In den kommenden Jahren ist weiterhin eine Angebotsflut auf dem globalen Gasmarkt zu erwarten, getrieben durch den massiven Ausbau der LNG-Kapazitäten weltweit. Diese Expansion ist eine direkte Nachwirkung der jüngsten Gaskrise: Als Europa 2022 schockartig russisches Pipelinegas ersetzen musste und die Preise auf Rekordniveaus stiegen, löste dies einen Investitionsboom in Verflüssigungsprojekten aus. Regierungen und Firmen rund um den Globus, voran die USA, aber beispielsweise auch Katar und Kanada, gaben zahlreiche neuer LNG-Exportterminals in Auftrag, gestützt durch Europas abrupte Nachfrage und politische Unterstützung.

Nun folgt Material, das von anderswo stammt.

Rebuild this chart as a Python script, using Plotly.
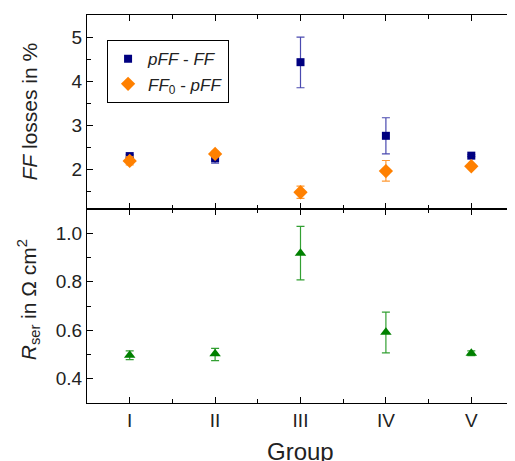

Ab 2026 dürfte das LNG-Angebot steil ansteigen. Aktuell befinden sich weltweit über 170 Millionen Tonnen (Mt) Jahreskapazität im Bau, was die globale Produktion bis 2030 um rund 42 Prozent gegenüber 2022 erhöhen könnte. Bereits 2026 sollen etwa 44 Mt neues LNG auf den Markt kommen, ein Zuwachs von über 10 Prozent binnen eines Jahres, der dem gesamten Jahresverbrauch Südkoreas entspricht. Mit weiteren Projekten ab 2027, darunter Katars North Field Expansion, die die nationale Kapazität von 77 auf 126 Mt erhöht, entsteht ein Szenario deutlicher globaler Überversorgung. Laut BloombergNEF dürfte das LNG-Angebot von 2027 bis 2030 jährlich über der Nachfrage liegen. Das Weltwirtschaftsforum erwartet bis 2030 einen Überschuss von etwa 63 Mt.
Für Produzenten ist ein solches Überangebot problematisch. Ohne ein kartellähnliches Instrument wie die OPEC im Ölmarkt fehlt im LNG-Sektor die Möglichkeit koordinierter Angebotssteuerung. Die Produzentenlandschaft ist fragmentiert, ein Mix aus staatlichen Unternehmen und privaten, häufig börsennotierten Akteuren, was gemeinsame Produktionskürzungen praktisch ausschließt. Aufgrund der hohen Kapitalintensität von LNG-Projekten werden viele Anbieter selbst in einem überversorgten Markt weiter produzieren, um Fixkosten zu decken. In der Folge werden bereits Projektverzögerungen über 2030 hinaus diskutiert, um den Markt nicht vollständig zu überfluten.
Auswirkungen auf den europäischen Gaspreis
Für Europa als Endabnehmer deutet sich auf Basis dieser Entwicklungen ein struktureller Wandel an. Die Großhandelspreise waren in den vergangenen Jahren extrem volatil und erreichten im August 2022 zeitweise über 300 Euro/MWh, nach Niveaus unter 20 Euro/MWh vor 2021. Mit dem erwarteten LNG-Überangebot ab 2026 sollte sich diese Ausnahmesituation weiter entspannen. Ein Preisniveau von etwa 30 Euro/MWh wäre eine deutliche Entlastung gegenüber der Krise, markiert jedoch kein vollständiges Zurück zu den sehr niedrigen Preisen der 2010er-Jahre. LNG bleibt teurer als Pipelinegas aus unmittelbarer Nachbarschaft, was einen strukturellen Preisboden setzt.
Europa steht damit vor einem „neuen Normal“: Gaspreise, die deutlich niedriger und stabiler sind als während der Krise, aber höher als im Jahrzehnt davor. Ein Käufermarkt bedeutet allerdings nicht, dass Risiken verschwinden. Kurzfristig können Faktoren wie eine extreme Kälteperiode in Europa, den USA oder Asien trotz globalem Überangebot zu temporären Preissprüngen führen, wenn viele Akteure gleichzeitig auf Spot-LNG zugreifen. Auch geopolitische Ereignisse oder Produktionsstörungen können die Preise zeitweise anheben.